Respondents, proprietors of Newport liquor establishments that offered nude or nearly nude entertainment, challenged the ordinance in federal court. They contended that the ordinance deprived them of their rights under the First and Fourteenth Amendments, and they sought declaratory and injunctive relief under 42 U. S. C. § 1983 against its enforcement.3 The District Court ruled that the ordinance was constitutional, stating that it “is squarely within the doc[94]*94trine of Bellanca . . . and must be upheld on that basis.” App. to Pet. for Cert. 50a.
A divided panel of the United States Court of Appeals for the Sixth Circuit reversed that judgment. 785 F. 2d 1354 (1986). It found the decision in Bellanca inapplicable because in Kentucky local voters, rather than the city or the Commonwealth, determine whether alcohol may be sold. Pursuant to the authority granted by the Commonwealth’s Constitution,4 Kentucky expressly authorizes a city to conduct a popular election on a question of local prohibition when a specified proportion of qualified voters petition for such an election. See Ky. Rev. Stat. §§242.010-242.990 (1981 and Supp. 1986). Noting this Court’s statement in Bellanca that “[t]he State’s power to ban the sale of alcoholic beverages entirely includes the lesser power to ban the sale of liquor on premises where topless dancing occurs,” 452 U. S., at 717, the Court of Appeals’ majority nevertheless concluded that the ordinance could not be justified under the broad authority bestowed by the Twenty-first Amendment.

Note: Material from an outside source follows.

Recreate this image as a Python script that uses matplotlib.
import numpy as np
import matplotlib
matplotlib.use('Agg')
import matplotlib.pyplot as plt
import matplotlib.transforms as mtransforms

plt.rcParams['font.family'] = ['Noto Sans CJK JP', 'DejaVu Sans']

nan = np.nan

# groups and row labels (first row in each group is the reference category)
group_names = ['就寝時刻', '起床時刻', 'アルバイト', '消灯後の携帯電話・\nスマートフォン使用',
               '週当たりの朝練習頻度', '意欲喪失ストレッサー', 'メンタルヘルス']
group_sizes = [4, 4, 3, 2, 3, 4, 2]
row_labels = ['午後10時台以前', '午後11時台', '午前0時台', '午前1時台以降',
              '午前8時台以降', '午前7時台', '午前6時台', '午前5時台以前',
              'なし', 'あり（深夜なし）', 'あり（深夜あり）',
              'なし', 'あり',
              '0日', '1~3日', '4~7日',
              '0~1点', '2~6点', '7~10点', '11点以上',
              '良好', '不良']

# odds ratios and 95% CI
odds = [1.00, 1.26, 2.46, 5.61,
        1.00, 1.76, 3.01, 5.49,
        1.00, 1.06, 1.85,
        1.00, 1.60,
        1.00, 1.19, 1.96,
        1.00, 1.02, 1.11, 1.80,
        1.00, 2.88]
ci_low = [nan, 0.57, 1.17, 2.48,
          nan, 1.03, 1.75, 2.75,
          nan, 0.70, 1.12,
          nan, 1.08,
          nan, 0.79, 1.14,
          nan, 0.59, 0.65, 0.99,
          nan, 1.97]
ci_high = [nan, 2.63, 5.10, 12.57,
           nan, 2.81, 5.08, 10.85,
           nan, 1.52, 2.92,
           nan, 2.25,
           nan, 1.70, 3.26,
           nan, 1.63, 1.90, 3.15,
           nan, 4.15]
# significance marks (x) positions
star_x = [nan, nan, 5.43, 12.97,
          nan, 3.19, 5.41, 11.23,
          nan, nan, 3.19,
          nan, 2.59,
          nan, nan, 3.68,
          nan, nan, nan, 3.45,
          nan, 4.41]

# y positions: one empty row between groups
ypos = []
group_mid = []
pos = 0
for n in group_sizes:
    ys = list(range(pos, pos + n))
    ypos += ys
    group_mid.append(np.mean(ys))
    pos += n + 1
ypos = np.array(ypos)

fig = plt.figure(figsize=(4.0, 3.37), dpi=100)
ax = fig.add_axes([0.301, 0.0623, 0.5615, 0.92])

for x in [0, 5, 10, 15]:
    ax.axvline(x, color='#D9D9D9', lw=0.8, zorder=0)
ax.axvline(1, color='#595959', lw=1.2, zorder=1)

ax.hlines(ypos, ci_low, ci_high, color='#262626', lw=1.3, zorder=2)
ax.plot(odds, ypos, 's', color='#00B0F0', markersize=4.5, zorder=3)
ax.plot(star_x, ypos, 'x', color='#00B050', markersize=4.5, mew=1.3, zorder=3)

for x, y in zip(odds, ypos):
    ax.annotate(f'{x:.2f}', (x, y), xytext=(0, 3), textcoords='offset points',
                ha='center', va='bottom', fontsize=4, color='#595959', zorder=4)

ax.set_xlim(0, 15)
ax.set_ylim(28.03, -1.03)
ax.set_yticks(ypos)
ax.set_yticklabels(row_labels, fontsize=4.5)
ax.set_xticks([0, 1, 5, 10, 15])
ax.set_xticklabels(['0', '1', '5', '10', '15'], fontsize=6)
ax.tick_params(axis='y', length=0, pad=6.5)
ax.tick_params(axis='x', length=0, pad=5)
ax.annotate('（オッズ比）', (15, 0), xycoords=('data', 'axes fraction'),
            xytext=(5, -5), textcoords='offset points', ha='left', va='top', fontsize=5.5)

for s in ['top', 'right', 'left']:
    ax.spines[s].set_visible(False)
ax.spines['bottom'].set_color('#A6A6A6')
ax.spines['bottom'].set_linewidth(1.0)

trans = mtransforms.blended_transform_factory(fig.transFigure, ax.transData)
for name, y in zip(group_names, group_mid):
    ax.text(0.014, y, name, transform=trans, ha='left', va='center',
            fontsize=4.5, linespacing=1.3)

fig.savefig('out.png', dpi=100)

It stated that this case does not fall within the Bellanca “doctrine” or “rationale” because the city “cannot exercise in part a power it does not hold in full.” 785 F. 2d, at 1358. The court remanded the case for a determination, among other things, of the city’s authority to enact the ordinance under its police power. The dissenting judge argued that the majority read Bellanca too narrowly, and he contended that the city is not restricted solely to the exercise of the police power to regulate the liquor industry.
We agree with the dissent’s conclusion that this case is controlled by Bellanca, and we therefore reverse. The reach of [95]*95the Twenty-first Amendment is certainly not without limit,5 but previous decisions of this Court have established that, in the context of liquor licensing, the Amendment confers broad regulatory powers on the States.

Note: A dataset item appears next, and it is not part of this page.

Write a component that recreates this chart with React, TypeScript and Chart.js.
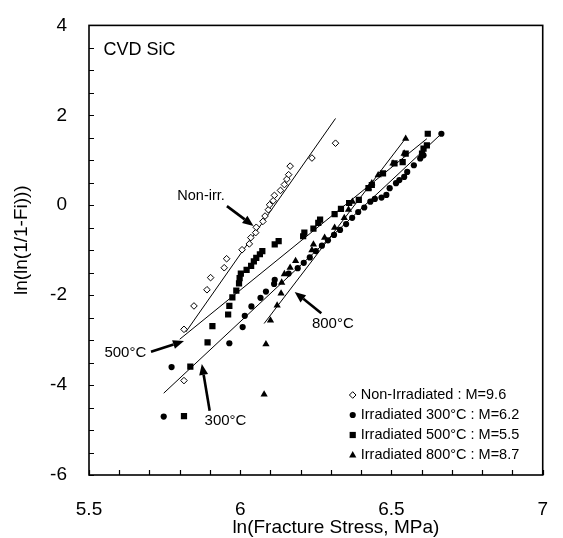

“While the States, vested as they are with general police power, require no specific grant of authority in the Federal Constitution to legislate with respect to matters traditionally within the scope of the police power, the broad sweep of the Twenty-first Amendment has been recognized as conferring something more than the normal state authority over public health, welfare, and morals.” California v. LaRue, 409 U. S. 109, 114 (1972).
This regulatory authority includes the power to ban nude dancing as part of a liquor license control program. “In LaRue ... we concluded that the broad powers of the States to regulate the sale of liquor, conferred by the Twenty-first Amendment, outweighed any First Amendment interest in nude dancing and that a State could therefore ban such dancing as a part of its liquor license program.” Doran v. Salem Inn, Inc., 422 U. S. 922, 932-933 (1975). In Bellanca, the Court upheld a state statute imposing just such a ban.
The Court of Appeals misperceived this broad base for the ruling in Bellanca and seized upon a single sentence, characterizing it as the “doctrine” or “rationale” of Bellanca. Because a Kentucky city cannot ban the sale of alcohol without election approval, the court concluded that it similarly cannot [96]*96regulate nude dancing in bars. In holding that a State “has broad power ... to regulate the times, places, and circumstances under which liquor may be sold,” Bellanca, 452 U. S., at 715, this Court has never attached any constitutional significance to a State’s division of its authority over alcohol. The Twenty-first Amendment has given broad power to the States and generally they may delegate this power as they see fit.6
There is certainly no constitutional requirement that the same governmental unit must grant liquor licenses, revoke licenses, and regulate the circumstances under which liquor may be sold. Indeed, while Kentucky provides that the question of local prohibition is to be decided by popular election, the parties are in agreement that the city is vested with the power to revoke a liquor license upon a finding of a violation of state law, a state liquor regulation, or a city ordinance. See Brief in Opposition 7. Yet, the rationale of the opinion of the Court of Appeals implies that, because of the Kentucky Constitution, neither the State nor the city may revoke a liquor license under the authority of the Twenty-first Amendment. Only a strained reading of Bellanca would require each licensing decision to be made by plebiscite. Moreover, there is no statutory provision that gives the voters direct authority, once the sale of alcohol is permitted, to determine the manner of regulation. Thus, if respondents were to prevail in their argument that only voters can ban nudity because only voters have the authority to ban the sale of alcohol, it is possible that nude dancing in bars would be immune from any regulation.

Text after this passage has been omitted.